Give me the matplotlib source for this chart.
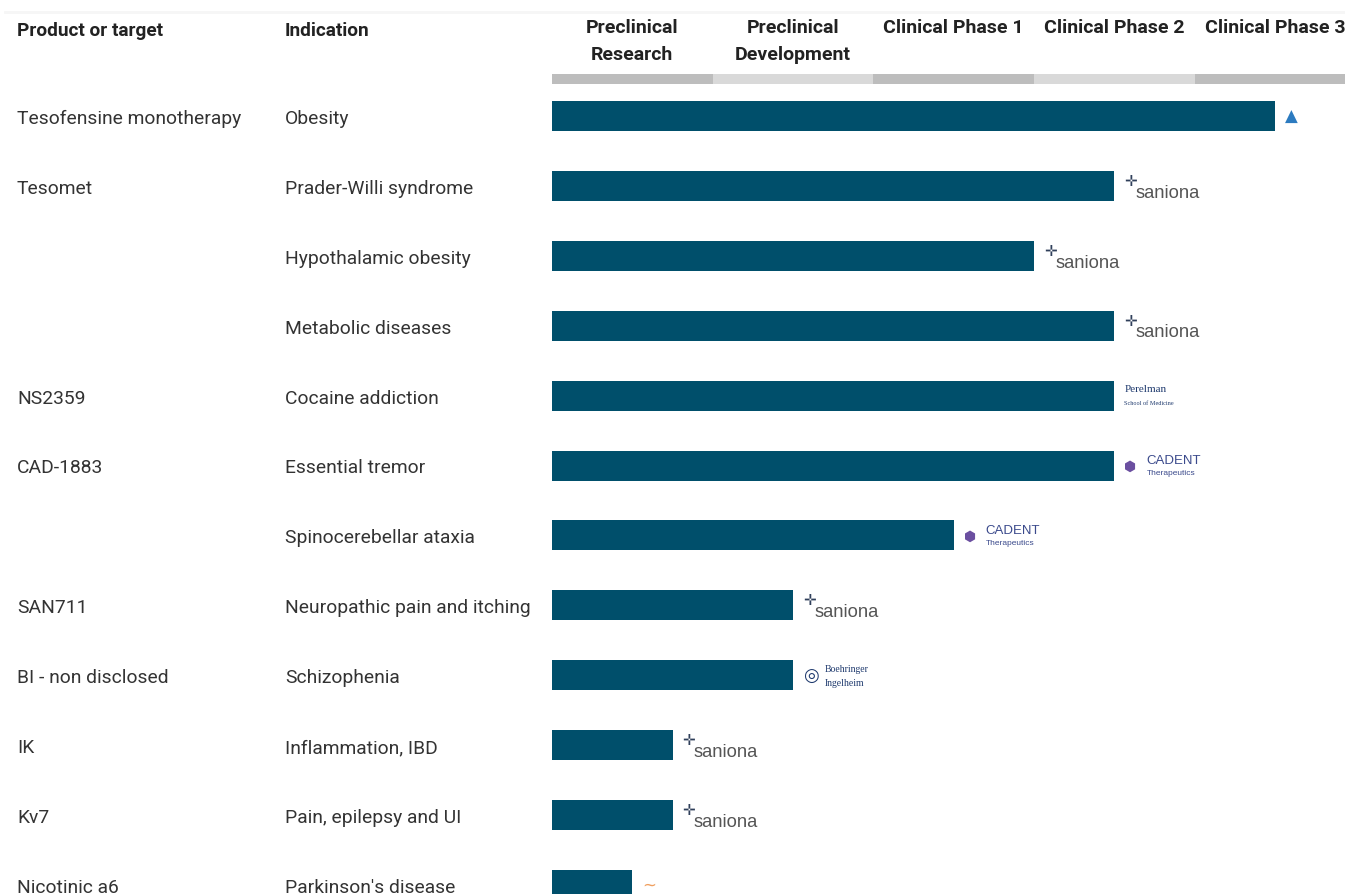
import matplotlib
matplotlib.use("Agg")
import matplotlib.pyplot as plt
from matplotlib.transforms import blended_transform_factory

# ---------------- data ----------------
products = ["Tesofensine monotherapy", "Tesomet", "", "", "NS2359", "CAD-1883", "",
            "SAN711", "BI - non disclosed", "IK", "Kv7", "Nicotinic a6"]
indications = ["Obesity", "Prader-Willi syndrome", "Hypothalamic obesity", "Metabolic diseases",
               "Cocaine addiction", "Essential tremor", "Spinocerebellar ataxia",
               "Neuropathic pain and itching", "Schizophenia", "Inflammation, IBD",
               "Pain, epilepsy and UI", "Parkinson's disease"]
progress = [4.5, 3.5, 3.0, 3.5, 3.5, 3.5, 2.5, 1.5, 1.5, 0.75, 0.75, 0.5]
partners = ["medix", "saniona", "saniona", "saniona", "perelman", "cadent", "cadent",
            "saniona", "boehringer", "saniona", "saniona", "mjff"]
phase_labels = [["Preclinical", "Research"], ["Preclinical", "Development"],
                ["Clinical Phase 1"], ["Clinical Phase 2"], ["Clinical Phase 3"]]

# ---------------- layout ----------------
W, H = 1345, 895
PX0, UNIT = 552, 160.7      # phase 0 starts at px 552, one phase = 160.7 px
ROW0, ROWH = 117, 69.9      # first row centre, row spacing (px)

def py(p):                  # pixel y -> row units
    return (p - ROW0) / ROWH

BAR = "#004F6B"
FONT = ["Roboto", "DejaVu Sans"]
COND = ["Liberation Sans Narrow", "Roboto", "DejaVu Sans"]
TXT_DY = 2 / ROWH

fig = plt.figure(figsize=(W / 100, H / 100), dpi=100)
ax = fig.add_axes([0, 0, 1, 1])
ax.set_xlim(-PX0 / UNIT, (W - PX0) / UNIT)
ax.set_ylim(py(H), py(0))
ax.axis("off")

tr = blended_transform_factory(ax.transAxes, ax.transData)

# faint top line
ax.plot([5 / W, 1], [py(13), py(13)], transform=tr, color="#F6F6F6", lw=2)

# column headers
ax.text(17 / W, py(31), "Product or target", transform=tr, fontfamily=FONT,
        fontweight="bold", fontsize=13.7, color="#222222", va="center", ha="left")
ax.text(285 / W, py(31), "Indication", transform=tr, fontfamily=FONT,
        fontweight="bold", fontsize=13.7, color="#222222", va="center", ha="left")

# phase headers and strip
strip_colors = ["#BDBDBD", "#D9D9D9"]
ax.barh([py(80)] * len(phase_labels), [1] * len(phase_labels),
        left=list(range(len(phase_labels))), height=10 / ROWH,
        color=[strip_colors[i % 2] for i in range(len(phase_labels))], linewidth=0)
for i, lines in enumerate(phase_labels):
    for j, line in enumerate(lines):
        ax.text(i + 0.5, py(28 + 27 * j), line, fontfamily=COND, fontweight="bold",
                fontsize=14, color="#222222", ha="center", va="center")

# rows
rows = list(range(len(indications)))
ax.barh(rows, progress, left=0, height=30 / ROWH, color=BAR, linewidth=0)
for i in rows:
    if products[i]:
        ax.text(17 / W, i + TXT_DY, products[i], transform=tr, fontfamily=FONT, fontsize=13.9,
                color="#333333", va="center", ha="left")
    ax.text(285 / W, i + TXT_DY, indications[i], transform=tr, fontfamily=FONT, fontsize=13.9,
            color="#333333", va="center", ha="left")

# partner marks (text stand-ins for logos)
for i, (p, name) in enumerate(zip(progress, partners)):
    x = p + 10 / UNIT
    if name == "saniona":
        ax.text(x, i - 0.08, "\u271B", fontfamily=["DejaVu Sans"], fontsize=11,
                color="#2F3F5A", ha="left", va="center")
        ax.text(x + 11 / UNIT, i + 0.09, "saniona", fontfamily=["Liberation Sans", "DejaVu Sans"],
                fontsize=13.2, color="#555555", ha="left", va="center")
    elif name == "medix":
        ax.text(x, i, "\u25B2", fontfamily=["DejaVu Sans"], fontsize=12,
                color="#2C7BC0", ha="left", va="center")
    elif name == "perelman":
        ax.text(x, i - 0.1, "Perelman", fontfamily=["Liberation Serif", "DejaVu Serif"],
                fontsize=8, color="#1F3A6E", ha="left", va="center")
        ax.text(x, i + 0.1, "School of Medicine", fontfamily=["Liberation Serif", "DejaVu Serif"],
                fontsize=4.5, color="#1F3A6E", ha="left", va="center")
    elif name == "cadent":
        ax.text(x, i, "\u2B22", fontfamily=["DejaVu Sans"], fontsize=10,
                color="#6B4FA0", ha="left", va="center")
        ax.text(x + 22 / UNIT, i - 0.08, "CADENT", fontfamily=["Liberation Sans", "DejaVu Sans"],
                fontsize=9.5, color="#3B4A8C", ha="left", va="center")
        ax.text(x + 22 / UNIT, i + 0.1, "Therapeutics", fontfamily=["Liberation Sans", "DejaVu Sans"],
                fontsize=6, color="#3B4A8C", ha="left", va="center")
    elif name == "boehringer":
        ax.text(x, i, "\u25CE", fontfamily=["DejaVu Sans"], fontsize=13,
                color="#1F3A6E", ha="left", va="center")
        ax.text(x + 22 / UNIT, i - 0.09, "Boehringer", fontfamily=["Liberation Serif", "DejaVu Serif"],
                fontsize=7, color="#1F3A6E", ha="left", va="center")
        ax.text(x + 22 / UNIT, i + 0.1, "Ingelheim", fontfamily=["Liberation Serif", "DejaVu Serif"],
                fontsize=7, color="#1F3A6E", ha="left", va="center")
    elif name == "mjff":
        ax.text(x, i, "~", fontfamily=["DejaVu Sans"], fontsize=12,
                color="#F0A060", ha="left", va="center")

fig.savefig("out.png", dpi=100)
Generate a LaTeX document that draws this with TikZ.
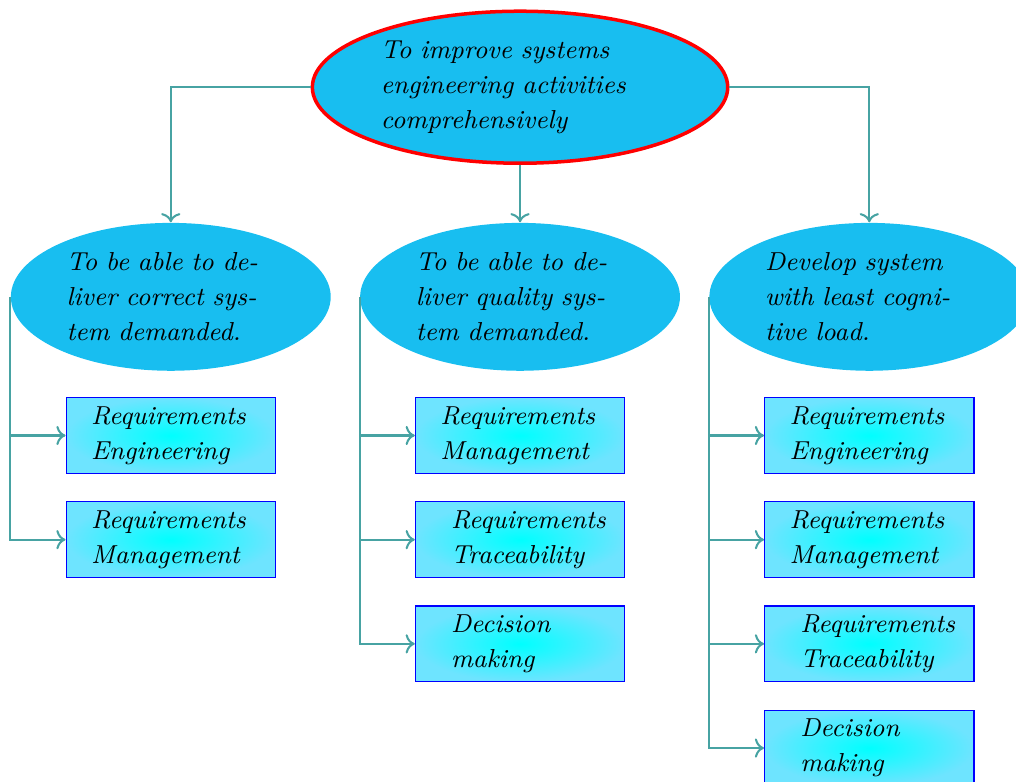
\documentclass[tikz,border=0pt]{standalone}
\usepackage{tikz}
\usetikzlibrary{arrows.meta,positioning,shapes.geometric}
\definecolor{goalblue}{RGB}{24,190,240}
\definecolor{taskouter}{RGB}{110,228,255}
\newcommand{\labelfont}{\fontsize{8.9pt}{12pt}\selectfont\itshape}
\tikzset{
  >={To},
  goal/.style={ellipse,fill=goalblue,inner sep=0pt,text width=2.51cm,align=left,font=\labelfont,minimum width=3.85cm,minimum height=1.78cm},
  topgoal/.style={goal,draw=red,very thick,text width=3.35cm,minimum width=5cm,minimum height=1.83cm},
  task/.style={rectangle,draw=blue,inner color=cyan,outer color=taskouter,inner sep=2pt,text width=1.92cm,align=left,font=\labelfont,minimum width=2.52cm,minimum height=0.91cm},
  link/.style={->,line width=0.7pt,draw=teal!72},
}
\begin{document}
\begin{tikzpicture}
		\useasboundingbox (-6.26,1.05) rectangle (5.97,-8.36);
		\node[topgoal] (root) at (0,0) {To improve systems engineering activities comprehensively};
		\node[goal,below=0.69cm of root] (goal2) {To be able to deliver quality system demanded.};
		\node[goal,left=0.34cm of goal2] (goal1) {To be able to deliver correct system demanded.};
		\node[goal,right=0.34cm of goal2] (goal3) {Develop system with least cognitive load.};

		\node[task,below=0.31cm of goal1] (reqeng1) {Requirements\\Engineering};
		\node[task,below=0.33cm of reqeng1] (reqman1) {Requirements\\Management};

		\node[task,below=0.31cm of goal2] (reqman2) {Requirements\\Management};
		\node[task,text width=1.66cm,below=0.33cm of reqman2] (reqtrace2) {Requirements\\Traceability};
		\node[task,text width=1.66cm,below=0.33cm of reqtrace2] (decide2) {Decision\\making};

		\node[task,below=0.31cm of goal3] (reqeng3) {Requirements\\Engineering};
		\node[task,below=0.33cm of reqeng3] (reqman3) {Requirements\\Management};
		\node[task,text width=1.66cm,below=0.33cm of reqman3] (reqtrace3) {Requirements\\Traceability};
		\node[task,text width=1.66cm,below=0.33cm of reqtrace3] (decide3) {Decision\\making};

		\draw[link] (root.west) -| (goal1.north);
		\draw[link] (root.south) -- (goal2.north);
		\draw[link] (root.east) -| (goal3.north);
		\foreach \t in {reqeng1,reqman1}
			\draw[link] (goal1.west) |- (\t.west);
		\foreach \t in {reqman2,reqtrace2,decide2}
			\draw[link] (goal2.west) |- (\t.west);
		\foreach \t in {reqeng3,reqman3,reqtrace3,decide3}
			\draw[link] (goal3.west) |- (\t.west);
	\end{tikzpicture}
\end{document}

________

= The exercise =
Could the lines from the top of the material through the line with "from matplotlib.transforms import" be repeated exactly, pictures left out?

= The solution =
Give me the matplotlib source for this chart.
import matplotlib
matplotlib.use("Agg")
import matplotlib.pyplot as plt
from matplotlib.transforms import blended_transform_factory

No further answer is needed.